◆ What the task requires:
Please transcribe the data that follows without the pictures, keeping every word the same.

◆ Raw data:
------------------------------------------------

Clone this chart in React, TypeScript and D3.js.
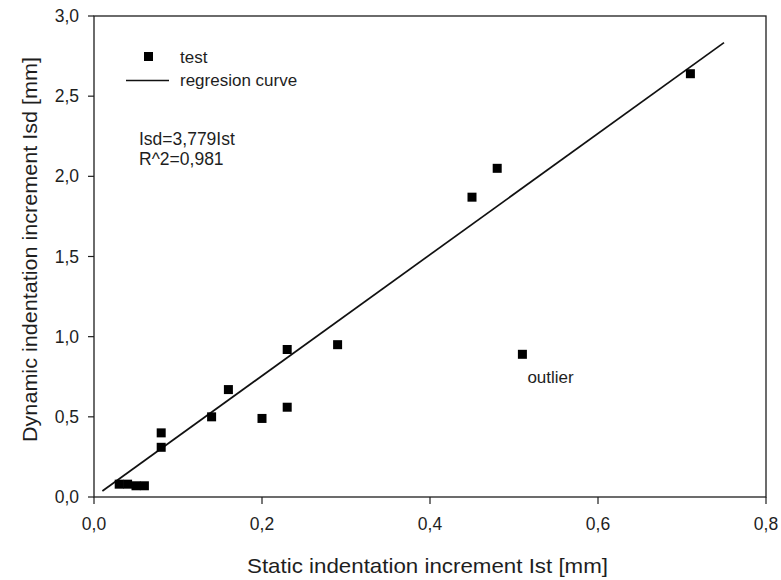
import React from "react";
import * as d3 from "d3";

// measured points (static vs dynamic indentation increment, mm)
const staticInc = [0.03, 0.04, 0.05, 0.06, 0.08, 0.08, 0.14, 0.16, 0.2, 0.23, 0.23, 0.29, 0.45, 0.48, 0.51, 0.71];
const dynamicInc = [0.08, 0.08, 0.07, 0.07, 0.31, 0.4, 0.5, 0.67, 0.49, 0.56, 0.92, 0.95, 1.87, 2.05, 0.89, 2.64];
const slope = 3.779;
const fitRange = [0.01, 0.75];
const xTicks = [0, 0.2, 0.4, 0.6, 0.8];
const yTicks = [0, 0.5, 1, 1.5, 2, 2.5, 3];
const outlier = [0.51, 0.89];

const W = 781;
const H = 580;
const margin = { top: 16, right: 15, bottom: 83, left: 94 };
const font = "'Liberation Sans', Arial, sans-serif";
const ink = "#1e1e1e";

const fmt = (v: number) => d3.format(".1f")(v).replace(".", ",");

export default function App() {
  const x = d3.scaleLinear().domain([0, 0.8]).range([margin.left, W - margin.right]);
  const y = d3.scaleLinear().domain([0, 3]).range([H - margin.bottom, margin.top]);
  const fit = d3.line<number>().x((d) => x(d)).y((d) => y(slope * d));
  const pts = staticInc.map((s, i) => [s, dynamicInc[i]]);
  const sq = 9;

  return (
    <svg width={W} height={H} style={{ position: "absolute", left: 0, top: 0, background: "#fff" }} fontFamily={font}>
      {/* frame */}
      <rect x={x(0)} y={y(3)} width={x(0.8) - x(0)} height={y(0) - y(3)} fill="none" stroke={ink} strokeWidth={1.3} />

      {xTicks.map((t) => (
        <g key={"x" + t}>
          <line x1={x(t)} x2={x(t)} y1={y(0)} y2={y(0) + 7} stroke={ink} strokeWidth={1.2} />
          <text x={x(t)} y={y(0) + 33} textAnchor="middle" fontSize={17.5} fill={ink}>{fmt(t)}</text>
        </g>
      ))}
      {yTicks.map((t) => (
        <g key={"y" + t}>
          <line x1={x(0) - 6} x2={x(0)} y1={y(t)} y2={y(t)} stroke={ink} strokeWidth={1.2} />
          <text x={x(0) - 15} y={y(t) + 6} textAnchor="end" fontSize={17.5} fill={ink}>{fmt(t)}</text>
        </g>
      ))}

      <path d={fit(fitRange) || ""} fill="none" stroke="#111" strokeWidth={1.7} />

      {pts.map((p, i) => (
        <rect key={i} x={x(p[0]) - sq / 2} y={y(p[1]) - sq / 2} width={sq} height={sq} fill="#000" />
      ))}

      <text x={x(outlier[0]) + 5} y={y(outlier[1]) + 29} fontSize={17} fill={ink}>outlier</text>

      {/* legend */}
      <rect x={144} y={52} width={9} height={9} fill="#000" />
      <text x={180} y={63} fontSize={17} fill={ink}>test</text>
      <line x1={126} x2={169} y1={80.5} y2={80.5} stroke="#111" strokeWidth={1.7} />
      <text x={180} y={86} fontSize={17} fill={ink}>regresion curve</text>

      <text x={139} y={145} fontSize={17.5} fill={ink}>Isd=3,779Ist</text>
      <text x={139} y={165} fontSize={17.5} fill={ink}>R^2=0,981</text>

      <text x={247} y={573} fontSize={21} fill={ink} textLength={361} lengthAdjust="spacingAndGlyphs">
        Static indentation increment Ist [mm]
      </text>
      <text
        transform={`translate(37,442) rotate(-90)`}
        fontSize={21}
        fill={ink}
        textLength={385}
        lengthAdjust="spacingAndGlyphs"
      >
        Dynamic indentation increment Isd [mm]
      </text>
    </svg>
  );
}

------------------------------------------------

◆ The answer:
Clone this chart in React, TypeScript and D3.js.
import React from "react";
import * as d3 from "d3";

// measured points (static vs dynamic indentation increment, mm)
const staticInc = [0.03, 0.04, 0.05, 0.06, 0.08, 0.08, 0.14, 0.16, 0.2, 0.23, 0.23, 0.29, 0.45, 0.48, 0.51, 0.71];
const dynamicInc = [0.08, 0.08, 0.07, 0.07, 0.31, 0.4, 0.5, 0.67, 0.49, 0.56, 0.92, 0.95, 1.87, 2.05, 0.89, 2.64];
const slope = 3.779;
const fitRange = [0.01, 0.75];
const xTicks = [0, 0.2, 0.4, 0.6, 0.8];
const yTicks = [0, 0.5, 1, 1.5, 2, 2.5, 3];
const outlier = [0.51, 0.89];

const W = 781;
const H = 580;
const margin = { top: 16, right: 15, bottom: 83, left: 94 };
const font = "'Liberation Sans', Arial, sans-serif";
const ink = "#1e1e1e";

const fmt = (v: number) => d3.format(".1f")(v).replace(".", ",");

export default function App() {
  const x = d3.scaleLinear().domain([0, 0.8]).range([margin.left, W - margin.right]);
  const y = d3.scaleLinear().domain([0, 3]).range([H - margin.bottom, margin.top]);
  const fit = d3.line<number>().x((d) => x(d)).y((d) => y(slope * d));
  const pts = staticInc.map((s, i) => [s, dynamicInc[i]]);
  const sq = 9;

  return (
    <svg width={W} height={H} style={{ position: "absolute", left: 0, top: 0, background: "#fff" }} fontFamily={font}>
      {/* frame */}
      <rect x={x(0)} y={y(3)} width={x(0.8) - x(0)} height={y(0) - y(3)} fill="none" stroke={ink} strokeWidth={1.3} />

      {xTicks.map((t) => (
        <g key={"x" + t}>
          <line x1={x(t)} x2={x(t)} y1={y(0)} y2={y(0) + 7} stroke={ink} strokeWidth={1.2} />
          <text x={x(t)} y={y(0) + 33} textAnchor="middle" fontSize={17.5} fill={ink}>{fmt(t)}</text>
        </g>
      ))}
      {yTicks.map((t) => (
        <g key={"y" + t}>
          <line x1={x(0) - 6} x2={x(0)} y1={y(t)} y2={y(t)} stroke={ink} strokeWidth={1.2} />
          <text x={x(0) - 15} y={y(t) + 6} textAnchor="end" fontSize={17.5} fill={ink}>{fmt(t)}</text>
        </g>
      ))}

      <path d={fit(fitRange) || ""} fill="none" stroke="#111" strokeWidth={1.7} />

      {pts.map((p, i) => (
        <rect key={i} x={x(p[0]) - sq / 2} y={y(p[1]) - sq / 2} width={sq} height={sq} fill="#000" />
      ))}

      <text x={x(outlier[0]) + 5} y={y(outlier[1]) + 29} fontSize={17} fill={ink}>outlier</text>

      {/* legend */}
      <rect x={144} y={52} width={9} height={9} fill="#000" />
      <text x={180} y={63} fontSize={17} fill={ink}>test</text>
      <line x1={126} x2={169} y1={80.5} y2={80.5} stroke="#111" strokeWidth={1.7} />
      <text x={180} y={86} fontSize={17} fill={ink}>regresion curve</text>

      <text x={139} y={145} fontSize={17.5} fill={ink}>Isd=3,779Ist</text>
      <text x={139} y={165} fontSize={17.5} fill={ink}>R^2=0,981</text>

      <text x={247} y={573} fontSize={21} fill={ink} textLength={361} lengthAdjust="spacingAndGlyphs">
        Static indentation increment Ist [mm]
      </text>
      <text
        transform={`translate(37,442) rotate(-90)`}
        fontSize={21}
        fill={ink}
        textLength={385}
        lengthAdjust="spacingAndGlyphs"
      >
        Dynamic indentation increment Isd [mm]
      </text>
    </svg>
  );
}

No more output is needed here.